** BEGIN Recorded data **

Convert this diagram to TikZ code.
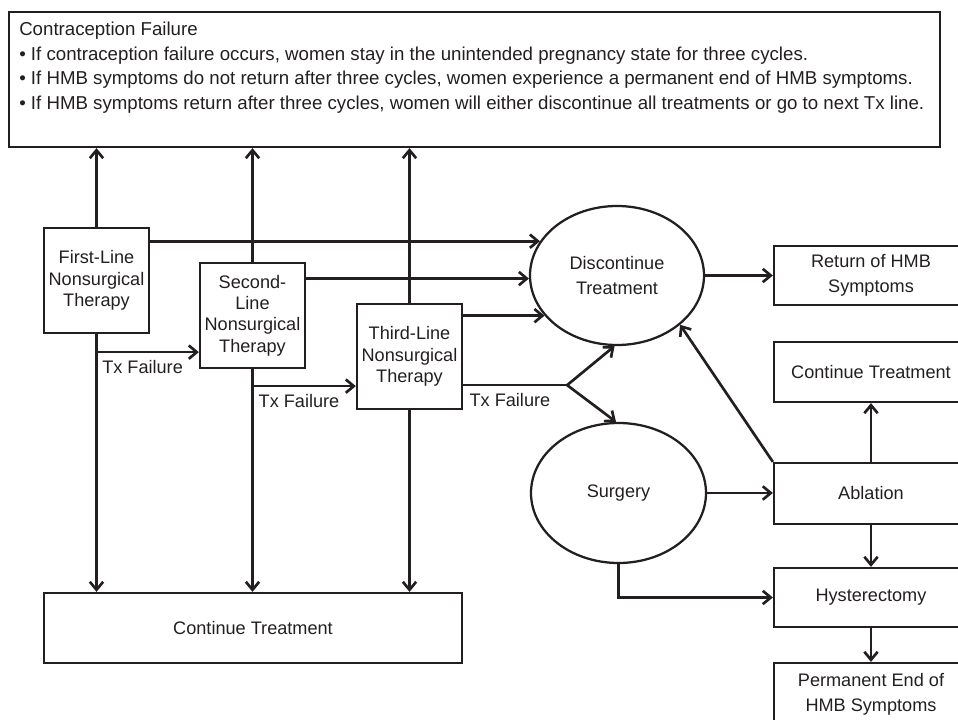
\documentclass[tikz,border=0pt]{standalone}
\usepackage{fontspec}
\setmainfont{Liberation Sans}
\usepackage{tikz}
\usetikzlibrary{shapes.geometric, arrows.meta, positioning, calc}
\definecolor{inkGray}{RGB}{35, 31, 32}
\tikzset{
  txbox/.style={
    rectangle,
    draw=inkGray, line width=1.7pt,
    inner sep=0pt, align=center, text=inkGray,
    font=\fontsize{13.6}{16}\selectfont
  },
  sidebox/.style={
    txbox,
    minimum width=145.5pt,
    font=\fontsize{13.6}{18.5}\selectfont
  },
  txoval/.style={
    ellipse,
    draw=inkGray, line width=1.7pt,
    inner sep=0pt, align=center, text=inkGray,
    font=\fontsize{13.6}{18.5}\selectfont
  },
  flow/.style={
    -{Straight Barb[length=6pt,width=10pt]},
    line width=2pt, draw=inkGray
  },
  joint/.style={
    line width=2pt, draw=inkGray
  },
  faillabel/.style={
    anchor=north, inner sep=0pt, yshift=-5pt,
    text=inkGray, font=\fontsize{13.6}{16}\selectfont
  }
}

\begin{document}
\begin{tikzpicture}[x=0.75pt, y=-0.75pt]

  \clip (0,0) rectangle (958,720);

  % ── Contraception failure panel ───────────────────────────────────────────
  \node[txbox, minimum width=698.25pt, minimum height=101.25pt] (info) at (474.5,79.5) {};
  \node[anchor=north west, inner sep=0pt, align=left, text=inkGray,
        font=\fontsize{14}{18.4}\selectfont] (infotext) at (19,22)
    {Contraception Failure\\
     • If contraception failure occurs, women stay in the unintended pregnancy state for three cycles.\\
     • If HMB symptoms do not return after three cycles, women experience a permanent end of HMB symptoms.\\
     • If HMB symptoms return after three cycles, women will either discontinue all treatments or go to next Tx line.};

  % ── Nonsurgical therapy lines ─────────────────────────────────────────────
  \node[txbox, minimum width=78.75pt, minimum height=78.75pt] (first) at (96.5,280.5)
    {First-Line\\Nonsurgical\\Therapy};
  \node[txbox, minimum width=78.75pt, minimum height=78.75pt] (second) at (252.5,315.5)
    {Second-\\Line\\Nonsurgical\\Therapy};
  \node[txbox, minimum width=78.75pt, minimum height=78.75pt] (third) at (409.5,356.5)
    {Third-Line\\Nonsurgical\\Therapy};
  \node[txbox, minimum width=313.5pt, minimum height=52.5pt] (cont) at (253,628)
    {Continue Treatment};

  % ── Ovals ─────────────────────────────────────────────────────────────────
  \node[txoval, minimum width=130.5pt, minimum height=104.25pt] (disc) at (617,275.5)
    {Discontinue\\Treatment};
  \node[txoval, minimum width=131.25pt, minimum height=105pt] (surg) at (618.5,493)
    {Surgery};

  % ── Right column ──────────────────────────────────────────────────────────
  \node[sidebox, minimum height=44.25pt] (ret) at (871,275.5) {Return of HMB\\Symptoms};
  \node[sidebox, minimum height=45pt] (rcont) at (871,372) {Continue Treatment};
  \node[sidebox, minimum height=45.75pt] (abl) at (871,493.5) {Ablation};
  \node[sidebox, minimum height=44.25pt] (hyst) at (871,597.5) {Hysterectomy};
  \node[sidebox, minimum height=46.5pt] (perm) at (871,694) {Permanent End of\\HMB Symptoms};

  % ── Up to the panel, down to continue ─────────────────────────────────────
  \foreach \n in {first, second, third}{
    \draw[flow] (\n.north) -- (\n.north |- info.south);
    \draw[flow] (\n.south) -- (\n.south |- cont.north);
  }

  % ── Into discontinue ──────────────────────────────────────────────────────
  \draw[flow] (disc.156 -| first.east) -- (disc.156);
  \draw[flow] (disc.182 -| second.east) -- (disc.182);
  \draw[flow] (disc.209 -| third.east) -- (disc.209);

  % ── Treatment failure ─────────────────────────────────────────────────────
  \coordinate (fail1) at ($(second.south west)+(0,-17)$);
  \draw[flow] (fail1 -| first.south) -- node[faillabel, pos=0.45] (lbl1) {Tx Failure} (fail1);
  \coordinate (fail2) at ($(third.south west)+(0,-24)$);
  \draw[flow] (fail2 -| second.south) -- node[faillabel, pos=0.45] (lbl2) {Tx Failure} (fail2);
  \coordinate (split) at ($(third.south east)+(104,-25)$);
  \draw[joint] (split -| third.east) -- node[faillabel, pos=0.45] (lbl3) {Tx Failure} (split);
  \draw[flow] (split) -- (disc.268);
  \draw[flow] (split) -- (surg.92);

  % ── Surgery and after ─────────────────────────────────────────────────────
  \draw[flow] (disc.east) -- (ret.west);
  \draw[flow] (surg.east) -- (surg.east -| abl.west);
  \draw[flow] (surg.south) |- (hyst.west);
  \draw[flow] (abl.north west) -- (disc.322);
  \draw[flow] (abl.north) -- (rcont.south);
  \draw[flow] (abl.south) -- (hyst.north);
  \draw[flow] (hyst.south) -- (perm.north);

\end{tikzpicture}
\end{document}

** END Recorded data **

Return the full material word for word. Do not include the pictures.

Expected answer =
Convert this diagram to TikZ code.
\documentclass[tikz,border=0pt]{standalone}
\usepackage{fontspec}
\setmainfont{Liberation Sans}
\usepackage{tikz}
\usetikzlibrary{shapes.geometric, arrows.meta, positioning, calc}
\definecolor{inkGray}{RGB}{35, 31, 32}
\tikzset{
  txbox/.style={
    rectangle,
    draw=inkGray, line width=1.7pt,
    inner sep=0pt, align=center, text=inkGray,
    font=\fontsize{13.6}{16}\selectfont
  },
  sidebox/.style={
    txbox,
    minimum width=145.5pt,
    font=\fontsize{13.6}{18.5}\selectfont
  },
  txoval/.style={
    ellipse,
    draw=inkGray, line width=1.7pt,
    inner sep=0pt, align=center, text=inkGray,
    font=\fontsize{13.6}{18.5}\selectfont
  },
  flow/.style={
    -{Straight Barb[length=6pt,width=10pt]},
    line width=2pt, draw=inkGray
  },
  joint/.style={
    line width=2pt, draw=inkGray
  },
  faillabel/.style={
    anchor=north, inner sep=0pt, yshift=-5pt,
    text=inkGray, font=\fontsize{13.6}{16}\selectfont
  }
}

\begin{document}
\begin{tikzpicture}[x=0.75pt, y=-0.75pt]

  \clip (0,0) rectangle (958,720);

  % ── Contraception failure panel ───────────────────────────────────────────
  \node[txbox, minimum width=698.25pt, minimum height=101.25pt] (info) at (474.5,79.5) {};
  \node[anchor=north west, inner sep=0pt, align=left, text=inkGray,
        font=\fontsize{14}{18.4}\selectfont] (infotext) at (19,22)
    {Contraception Failure\\
     • If contraception failure occurs, women stay in the unintended pregnancy state for three cycles.\\
     • If HMB symptoms do not return after three cycles, women experience a permanent end of HMB symptoms.\\
     • If HMB symptoms return after three cycles, women will either discontinue all treatments or go to next Tx line.};

  % ── Nonsurgical therapy lines ─────────────────────────────────────────────
  \node[txbox, minimum width=78.75pt, minimum height=78.75pt] (first) at (96.5,280.5)
    {First-Line\\Nonsurgical\\Therapy};
  \node[txbox, minimum width=78.75pt, minimum height=78.75pt] (second) at (252.5,315.5)
    {Second-\\Line\\Nonsurgical\\Therapy};
  \node[txbox, minimum width=78.75pt, minimum height=78.75pt] (third) at (409.5,356.5)
    {Third-Line\\Nonsurgical\\Therapy};
  \node[txbox, minimum width=313.5pt, minimum height=52.5pt] (cont) at (253,628)
    {Continue Treatment};

  % ── Ovals ─────────────────────────────────────────────────────────────────
  \node[txoval, minimum width=130.5pt, minimum height=104.25pt] (disc) at (617,275.5)
    {Discontinue\\Treatment};
  \node[txoval, minimum width=131.25pt, minimum height=105pt] (surg) at (618.5,493)
    {Surgery};

  % ── Right column ──────────────────────────────────────────────────────────
  \node[sidebox, minimum height=44.25pt] (ret) at (871,275.5) {Return of HMB\\Symptoms};
  \node[sidebox, minimum height=45pt] (rcont) at (871,372) {Continue Treatment};
  \node[sidebox, minimum height=45.75pt] (abl) at (871,493.5) {Ablation};
  \node[sidebox, minimum height=44.25pt] (hyst) at (871,597.5) {Hysterectomy};
  \node[sidebox, minimum height=46.5pt] (perm) at (871,694) {Permanent End of\\HMB Symptoms};

  % ── Up to the panel, down to continue ─────────────────────────────────────
  \foreach \n in {first, second, third}{
    \draw[flow] (\n.north) -- (\n.north |- info.south);
    \draw[flow] (\n.south) -- (\n.south |- cont.north);
  }

  % ── Into discontinue ──────────────────────────────────────────────────────
  \draw[flow] (disc.156 -| first.east) -- (disc.156);
  \draw[flow] (disc.182 -| second.east) -- (disc.182);
  \draw[flow] (disc.209 -| third.east) -- (disc.209);

  % ── Treatment failure ─────────────────────────────────────────────────────
  \coordinate (fail1) at ($(second.south west)+(0,-17)$);
  \draw[flow] (fail1 -| first.south) -- node[faillabel, pos=0.45] (lbl1) {Tx Failure} (fail1);
  \coordinate (fail2) at ($(third.south west)+(0,-24)$);
  \draw[flow] (fail2 -| second.south) -- node[faillabel, pos=0.45] (lbl2) {Tx Failure} (fail2);
  \coordinate (split) at ($(third.south east)+(104,-25)$);
  \draw[joint] (split -| third.east) -- node[faillabel, pos=0.45] (lbl3) {Tx Failure} (split);
  \draw[flow] (split) -- (disc.268);
  \draw[flow] (split) -- (surg.92);

  % ── Surgery and after ─────────────────────────────────────────────────────
  \draw[flow] (disc.east) -- (ret.west);
  \draw[flow] (surg.east) -- (surg.east -| abl.west);
  \draw[flow] (surg.south) |- (hyst.west);
  \draw[flow] (abl.north west) -- (disc.322);
  \draw[flow] (abl.north) -- (rcont.south);
  \draw[flow] (abl.south) -- (hyst.north);
  \draw[flow] (hyst.south) -- (perm.north);

\end{tikzpicture}
\end{document}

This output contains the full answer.